## STATED GOAL
Give an exact copy of every line, leaving images out.

--- Start ---

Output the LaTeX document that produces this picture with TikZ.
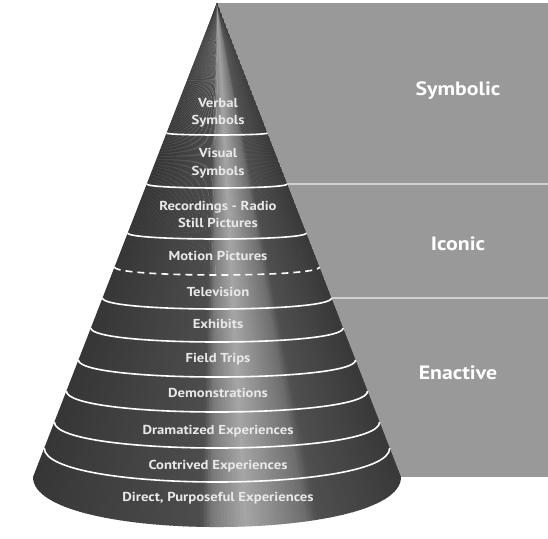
\documentclass[tikz,border=0pt]{standalone}
\usepackage{fontspec}
\setmainfont{PT Sans}
\newfontfamily\labelfont{PT Sans}[FakeStretch=1.13]
\usetikzlibrary{calc}
\definecolor{panelgray}{HTML}{999999}
\definecolor{dividergray}{HTML}{D0D0D0}
\definecolor{conetext}{HTML}{E8E8E8}
\begin{document}
\begin{tikzpicture}[x=1pt,y=-1pt,
  conelabel/.style={font=\labelfont\fontsize{13}{15}\selectfont\bfseries, text=conetext, anchor=base, inner sep=0pt},
  panellabel/.style={font=\labelfont\fontsize{19.3}{21}\selectfont\bfseries, text=white, anchor=base, inner sep=0pt},
  bandline/.style={draw=white, line width=1.6pt},
  dashline/.style={draw=white, line width=1.6pt, dash pattern=on 7pt off 5pt},
  divider/.style={draw=dividergray, line width=1.5pt}]
\useasboundingbox (0,0) rectangle (548,538);
\fill[white] (0,0) rectangle (548,538);
% panel
\coordinate (apex) at (217,3);
\coordinate (bl) at (33,477);
\coordinate (br) at (401,477);
\fill[panelgray] (218,3) rectangle (548,477);
\coordinate (d1a) at (217,184);
\coordinate (d1b) at (548,184);
\coordinate (d2a) at (217,298);
\coordinate (d2b) at (548,298);
\draw[divider] (d1a) -- (d1b);
\draw[divider] (d2a) -- (d2b);
% cone body
\begin{scope}
\clip (apex) -- (bl) .. controls +(0,66.7) and +(0,66.7) .. (br) -- cycle;
\foreach \i in {0,...,119} {
  \pgfmathsetmacro\s{(\i+0.5)/120}
  \pgfmathsetmacro\g{(\s<0.46) ? (0.21+0.09*\s/0.46) : ((\s<0.49) ? (0.30+(\s-0.46)/0.03*0.18) : ((\s<0.57) ? (0.48+(\s-0.49)/0.08*0.17) : ((\s<0.72) ? (0.65-(\s-0.57)/0.15*0.22) : ((\s<0.75) ? (0.43-(\s-0.72)/0.03*0.12) : (0.31-(\s-0.75)/0.25*0.09)))))}
  \pgfmathsetmacro\p{100*(1-\g)}
  \pgfmathsetmacro\xa{217+(33+3.066667*\i-217)*1.1751}
  \pgfmathsetmacro\xb{217+(33+3.066667*(\i+1)+0.8-217)*1.1751}
  \fill[black!\p] (apex) -- (\xa,560) -- (\xb,560) -- cycle;
}
\end{scope}
% band lines
\foreach \yc/\d/\sty [count=\k] in {135/2/bandline,188/4/bandline,239/6/bandline,275/8/dashline,309/11/bandline,342/14/bandline,377/17/bandline,412/21/bandline,448/26/bandline,482/34/bandline} {
  \pgfmathsetmacro\ye{\yc-\d}
  \pgfmathsetmacro\hw{(\ye-3)*0.388186}
  \pgfmathsetmacro\b{4*\d/3}
  \coordinate (L\k) at ({217-\hw},\ye);
  \coordinate (R\k) at ({217+\hw},\ye);
  \draw[\sty] (L\k) .. controls +(0,\b) and +(0,\b) .. (R\k);
}
% cone labels
\node[conelabel] (verbal1) at (218,107) {Verbal};
\node[conelabel] (verbal2) at (218,124) {Symbols};
\node[conelabel] (visual1) at (218,157) {Visual};
\node[conelabel] (visual2) at (218,175) {Symbols};
\node[conelabel] (rec1) at (218,210) {Recordings - Radio};
\node[conelabel] (rec2) at (218,227) {Still Pictures};
\node[conelabel] (motion) at (218,260) {Motion Pictures};
\node[conelabel] (tv) at (218,296) {Television};
\node[conelabel] (exhibits) at (218,328) {Exhibits};
\node[conelabel] (field) at (218,362) {Field Trips};
\node[conelabel] (demo) at (218,397) {Demonstrations};
\node[conelabel] (drama) at (218,434) {Dramatized Experiences};
\node[conelabel] (contrived) at (218,469) {Contrived Experiences};
\node[conelabel] (direct) at (218,501) {Direct, Purposeful Experiences};
% panel labels
\node[panellabel] (symbolic) at (458,95) {Symbolic};
\node[panellabel] (iconic) at (458,250) {Iconic};
\node[panellabel] (enactive) at (458,379) {Enactive};
\end{tikzpicture}
\end{document}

--- End ---

## REPLY TO THE TASK
Output the LaTeX document that produces this picture with TikZ.
\documentclass[tikz,border=0pt]{standalone}
\usepackage{fontspec}
\setmainfont{PT Sans}
\newfontfamily\labelfont{PT Sans}[FakeStretch=1.13]
\usetikzlibrary{calc}
\definecolor{panelgray}{HTML}{999999}
\definecolor{dividergray}{HTML}{D0D0D0}
\definecolor{conetext}{HTML}{E8E8E8}
\begin{document}
\begin{tikzpicture}[x=1pt,y=-1pt,
  conelabel/.style={font=\labelfont\fontsize{13}{15}\selectfont\bfseries, text=conetext, anchor=base, inner sep=0pt},
  panellabel/.style={font=\labelfont\fontsize{19.3}{21}\selectfont\bfseries, text=white, anchor=base, inner sep=0pt},
  bandline/.style={draw=white, line width=1.6pt},
  dashline/.style={draw=white, line width=1.6pt, dash pattern=on 7pt off 5pt},
  divider/.style={draw=dividergray, line width=1.5pt}]
\useasboundingbox (0,0) rectangle (548,538);
\fill[white] (0,0) rectangle (548,538);
% panel
\coordinate (apex) at (217,3);
\coordinate (bl) at (33,477);
\coordinate (br) at (401,477);
\fill[panelgray] (218,3) rectangle (548,477);
\coordinate (d1a) at (217,184);
\coordinate (d1b) at (548,184);
\coordinate (d2a) at (217,298);
\coordinate (d2b) at (548,298);
\draw[divider] (d1a) -- (d1b);
\draw[divider] (d2a) -- (d2b);
% cone body
\begin{scope}
\clip (apex) -- (bl) .. controls +(0,66.7) and +(0,66.7) .. (br) -- cycle;
\foreach \i in {0,...,119} {
  \pgfmathsetmacro\s{(\i+0.5)/120}
  \pgfmathsetmacro\g{(\s<0.46) ? (0.21+0.09*\s/0.46) : ((\s<0.49) ? (0.30+(\s-0.46)/0.03*0.18) : ((\s<0.57) ? (0.48+(\s-0.49)/0.08*0.17) : ((\s<0.72) ? (0.65-(\s-0.57)/0.15*0.22) : ((\s<0.75) ? (0.43-(\s-0.72)/0.03*0.12) : (0.31-(\s-0.75)/0.25*0.09)))))}
  \pgfmathsetmacro\p{100*(1-\g)}
  \pgfmathsetmacro\xa{217+(33+3.066667*\i-217)*1.1751}
  \pgfmathsetmacro\xb{217+(33+3.066667*(\i+1)+0.8-217)*1.1751}
  \fill[black!\p] (apex) -- (\xa,560) -- (\xb,560) -- cycle;
}
\end{scope}
% band lines
\foreach \yc/\d/\sty [count=\k] in {135/2/bandline,188/4/bandline,239/6/bandline,275/8/dashline,309/11/bandline,342/14/bandline,377/17/bandline,412/21/bandline,448/26/bandline,482/34/bandline} {
  \pgfmathsetmacro\ye{\yc-\d}
  \pgfmathsetmacro\hw{(\ye-3)*0.388186}
  \pgfmathsetmacro\b{4*\d/3}
  \coordinate (L\k) at ({217-\hw},\ye);
  \coordinate (R\k) at ({217+\hw},\ye);
  \draw[\sty] (L\k) .. controls +(0,\b) and +(0,\b) .. (R\k);
}
% cone labels
\node[conelabel] (verbal1) at (218,107) {Verbal};
\node[conelabel] (verbal2) at (218,124) {Symbols};
\node[conelabel] (visual1) at (218,157) {Visual};
\node[conelabel] (visual2) at (218,175) {Symbols};
\node[conelabel] (rec1) at (218,210) {Recordings - Radio};
\node[conelabel] (rec2) at (218,227) {Still Pictures};
\node[conelabel] (motion) at (218,260) {Motion Pictures};
\node[conelabel] (tv) at (218,296) {Television};
\node[conelabel] (exhibits) at (218,328) {Exhibits};
\node[conelabel] (field) at (218,362) {Field Trips};
\node[conelabel] (demo) at (218,397) {Demonstrations};
\node[conelabel] (drama) at (218,434) {Dramatized Experiences};
\node[conelabel] (contrived) at (218,469) {Contrived Experiences};
\node[conelabel] (direct) at (218,501) {Direct, Purposeful Experiences};
% panel labels
\node[panellabel] (symbolic) at (458,95) {Symbolic};
\node[panellabel] (iconic) at (458,250) {Iconic};
\node[panellabel] (enactive) at (458,379) {Enactive};
\end{tikzpicture}
\end{document}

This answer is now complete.